Георгий эти дни сперва надеялся, что Алина взорвалась случайно, что всё будет заглаживаться, забываться… Нет! В комнатах флигелька сгущалось гневно-обиженное давление. Войдёшь, обед, случайные фразы, мелкая повседневность, может сегодня-то обойдётся? Алина как будто спокойна? – нет! Вдруг настораживались её глаза или она тревожно крутила головой, как лукаво введенная в опасность, находила болезненное место, где и близко его не было, и, убыстряясь на задыхание, выбрасывала что-нибудь острое. И как уклончиво ни ответь – начинался спор, да по ничтожному пустяку, так что через пять минут не вспомнить, из-за чего началось. И Алина, в другие часы приторможенная, воспринимающая как бы туманно, – в этих спорах мгновенно загоралась недоброй радостью и как заглатывала мужа, не он оказывался в доводах сильней: не было случая, чтоб она не нашла ответа, и ответ её был меткий, быстрый.
Да мог бы он возразить на одну, другую, третью её фразу, но против чего не мог возразить – против её страдания, – перенапряжённого душевного страдания – в голосе, в дыхании, в сжатом лбу. Он видывал страдания раненых, умирающих, но то были – мужские, и не им вызваны, а это – он создал и вызвал сам.

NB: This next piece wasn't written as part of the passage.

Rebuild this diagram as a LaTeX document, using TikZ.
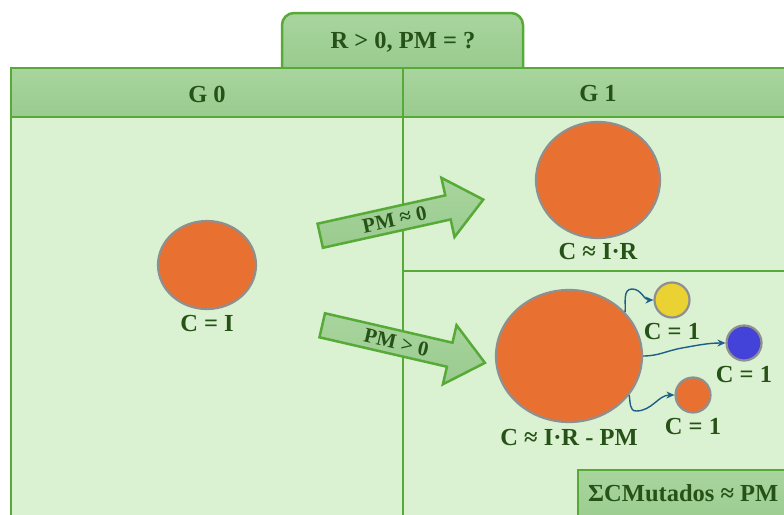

Чудом было бы, если б это так просто зажило. Нет, – так просто – между ними не может уладиться.
Сам же, первый, двинул лавину, – по легкомыслию? по простоте? по широте? по глупости? как мог? – непостижимо.
Но теперь – ему и платить.
А как ей не метаться? как не подозревать в нём двусмысленность? – если он и сам в себе её не решил.
Или – уже решил?
Оставить Алину? Невозможно. Как ни досадлива, как ни утомительна она бывает – а посмотришь в природнённые серые её глаза…
Бросить её – невозможно.
А возможно ли вот так: затоптать в себе? весь открывшийся жар?
В сорок лет?
Невыносимо.
Но и остаться с ней – в раздвоенности, в неполной искренности, в сокрытии – тоже не выходит, нет.
Эта тяга, тяга прочь. Будет влечь, калиться. И разве это укроешь?
А она, конечно, будет чувствовать. И биться, биться.
И вот так, всё время, в колоченьи жить?
Тоже невыносимо.
Решаться.
Сдвинул-то – он. Виноват – он.
Надо платить.
Кажется, решился.
И вчера, в субботу, сидели с Алиной к вечеру дома – и Георгий – да, вполне честно с собой – убеждал жену: что он совсем вернулся к ней, вернулся навсегда, надёжно,- и пусть она успокоится, усветлится.
И она – усветлилась. Совсем мирно прошёл вечер.
Говорил честно, – а всё внутри тосковало: неужели вот так, и навсегда?
Чего он только не мог ей сказать – но должна ж она сама понять? – что прежнему его бездумному восхищению уже не вернуться. И прежней лёгкой радости не будет.